> _Given information_
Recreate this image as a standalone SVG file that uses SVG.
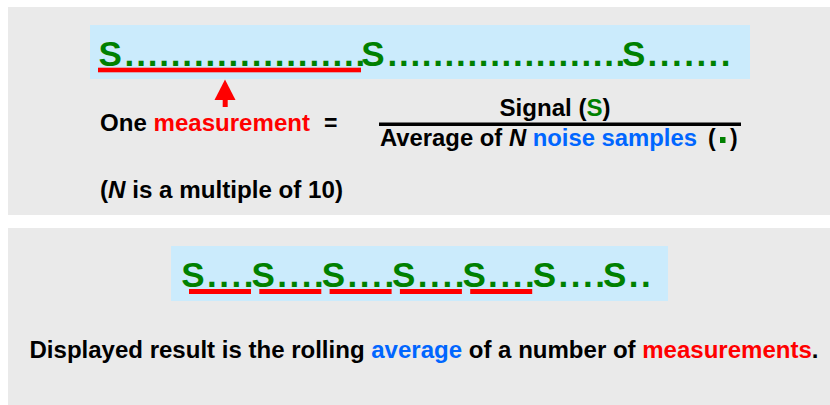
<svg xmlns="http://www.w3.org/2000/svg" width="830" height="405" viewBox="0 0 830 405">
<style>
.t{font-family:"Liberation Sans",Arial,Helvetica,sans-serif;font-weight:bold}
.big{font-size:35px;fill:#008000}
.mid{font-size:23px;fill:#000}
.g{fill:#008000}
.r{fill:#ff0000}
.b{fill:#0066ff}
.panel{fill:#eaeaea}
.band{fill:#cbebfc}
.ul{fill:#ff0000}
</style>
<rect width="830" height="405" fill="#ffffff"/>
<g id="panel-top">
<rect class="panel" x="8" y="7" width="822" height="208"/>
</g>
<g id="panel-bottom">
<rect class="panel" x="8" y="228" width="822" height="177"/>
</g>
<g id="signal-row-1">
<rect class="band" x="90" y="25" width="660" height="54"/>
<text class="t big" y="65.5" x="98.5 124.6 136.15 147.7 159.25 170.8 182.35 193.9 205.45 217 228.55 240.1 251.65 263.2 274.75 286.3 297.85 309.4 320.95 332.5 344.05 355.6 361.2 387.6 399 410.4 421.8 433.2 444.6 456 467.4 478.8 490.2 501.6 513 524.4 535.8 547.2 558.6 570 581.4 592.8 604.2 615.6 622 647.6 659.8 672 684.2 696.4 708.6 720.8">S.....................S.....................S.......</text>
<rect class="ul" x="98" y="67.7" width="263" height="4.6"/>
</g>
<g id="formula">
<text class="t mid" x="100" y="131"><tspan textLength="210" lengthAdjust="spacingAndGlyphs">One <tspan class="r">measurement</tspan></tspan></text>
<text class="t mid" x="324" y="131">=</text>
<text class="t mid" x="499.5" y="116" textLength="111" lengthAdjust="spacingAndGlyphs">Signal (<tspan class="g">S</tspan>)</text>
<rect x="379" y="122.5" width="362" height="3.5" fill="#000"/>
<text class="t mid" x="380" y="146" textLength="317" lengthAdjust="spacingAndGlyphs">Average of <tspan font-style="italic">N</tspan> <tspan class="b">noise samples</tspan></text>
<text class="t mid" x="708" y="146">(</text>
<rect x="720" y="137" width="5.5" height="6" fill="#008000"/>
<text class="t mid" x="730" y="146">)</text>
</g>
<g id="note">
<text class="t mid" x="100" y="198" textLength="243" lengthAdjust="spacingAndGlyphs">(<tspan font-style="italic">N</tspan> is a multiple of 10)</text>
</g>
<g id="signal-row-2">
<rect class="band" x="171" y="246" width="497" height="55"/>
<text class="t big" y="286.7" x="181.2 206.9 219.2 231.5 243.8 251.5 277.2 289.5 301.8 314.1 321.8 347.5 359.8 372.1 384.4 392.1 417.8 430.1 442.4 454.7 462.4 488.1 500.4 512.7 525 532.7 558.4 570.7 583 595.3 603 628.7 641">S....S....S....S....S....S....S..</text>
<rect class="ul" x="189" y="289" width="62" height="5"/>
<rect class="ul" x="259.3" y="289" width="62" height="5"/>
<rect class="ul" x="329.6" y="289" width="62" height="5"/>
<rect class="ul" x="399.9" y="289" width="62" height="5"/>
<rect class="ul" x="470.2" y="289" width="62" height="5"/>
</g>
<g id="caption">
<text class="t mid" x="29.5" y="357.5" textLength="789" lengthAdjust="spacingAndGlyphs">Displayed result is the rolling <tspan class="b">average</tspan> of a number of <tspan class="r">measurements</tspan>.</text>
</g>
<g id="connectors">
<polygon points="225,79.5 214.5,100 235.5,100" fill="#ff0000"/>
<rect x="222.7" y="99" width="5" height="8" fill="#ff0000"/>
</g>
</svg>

> _Task directions_
Copy all the data exactly as written, but skip any picture.

> _Correct result_
Recreate this image as a standalone SVG file that uses SVG.
<svg xmlns="http://www.w3.org/2000/svg" width="830" height="405" viewBox="0 0 830 405">
<style>
.t{font-family:"Liberation Sans",Arial,Helvetica,sans-serif;font-weight:bold}
.big{font-size:35px;fill:#008000}
.mid{font-size:23px;fill:#000}
.g{fill:#008000}
.r{fill:#ff0000}
.b{fill:#0066ff}
.panel{fill:#eaeaea}
.band{fill:#cbebfc}
.ul{fill:#ff0000}
</style>
<rect width="830" height="405" fill="#ffffff"/>
<g id="panel-top">
<rect class="panel" x="8" y="7" width="822" height="208"/>
</g>
<g id="panel-bottom">
<rect class="panel" x="8" y="228" width="822" height="177"/>
</g>
<g id="signal-row-1">
<rect class="band" x="90" y="25" width="660" height="54"/>
<text class="t big" y="65.5" x="98.5 124.6 136.15 147.7 159.25 170.8 182.35 193.9 205.45 217 228.55 240.1 251.65 263.2 274.75 286.3 297.85 309.4 320.95 332.5 344.05 355.6 361.2 387.6 399 410.4 421.8 433.2 444.6 456 467.4 478.8 490.2 501.6 513 524.4 535.8 547.2 558.6 570 581.4 592.8 604.2 615.6 622 647.6 659.8 672 684.2 696.4 708.6 720.8">S.....................S.....................S.......</text>
<rect class="ul" x="98" y="67.7" width="263" height="4.6"/>
</g>
<g id="formula">
<text class="t mid" x="100" y="131"><tspan textLength="210" lengthAdjust="spacingAndGlyphs">One <tspan class="r">measurement</tspan></tspan></text>
<text class="t mid" x="324" y="131">=</text>
<text class="t mid" x="499.5" y="116" textLength="111" lengthAdjust="spacingAndGlyphs">Signal (<tspan class="g">S</tspan>)</text>
<rect x="379" y="122.5" width="362" height="3.5" fill="#000"/>
<text class="t mid" x="380" y="146" textLength="317" lengthAdjust="spacingAndGlyphs">Average of <tspan font-style="italic">N</tspan> <tspan class="b">noise samples</tspan></text>
<text class="t mid" x="708" y="146">(</text>
<rect x="720" y="137" width="5.5" height="6" fill="#008000"/>
<text class="t mid" x="730" y="146">)</text>
</g>
<g id="note">
<text class="t mid" x="100" y="198" textLength="243" lengthAdjust="spacingAndGlyphs">(<tspan font-style="italic">N</tspan> is a multiple of 10)</text>
</g>
<g id="signal-row-2">
<rect class="band" x="171" y="246" width="497" height="55"/>
<text class="t big" y="286.7" x="181.2 206.9 219.2 231.5 243.8 251.5 277.2 289.5 301.8 314.1 321.8 347.5 359.8 372.1 384.4 392.1 417.8 430.1 442.4 454.7 462.4 488.1 500.4 512.7 525 532.7 558.4 570.7 583 595.3 603 628.7 641">S....S....S....S....S....S....S..</text>
<rect class="ul" x="189" y="289" width="62" height="5"/>
<rect class="ul" x="259.3" y="289" width="62" height="5"/>
<rect class="ul" x="329.6" y="289" width="62" height="5"/>
<rect class="ul" x="399.9" y="289" width="62" height="5"/>
<rect class="ul" x="470.2" y="289" width="62" height="5"/>
</g>
<g id="caption">
<text class="t mid" x="29.5" y="357.5" textLength="789" lengthAdjust="spacingAndGlyphs">Displayed result is the rolling <tspan class="b">average</tspan> of a number of <tspan class="r">measurements</tspan>.</text>
</g>
<g id="connectors">
<polygon points="225,79.5 214.5,100 235.5,100" fill="#ff0000"/>
<rect x="222.7" y="99" width="5" height="8" fill="#ff0000"/>
</g>
</svg>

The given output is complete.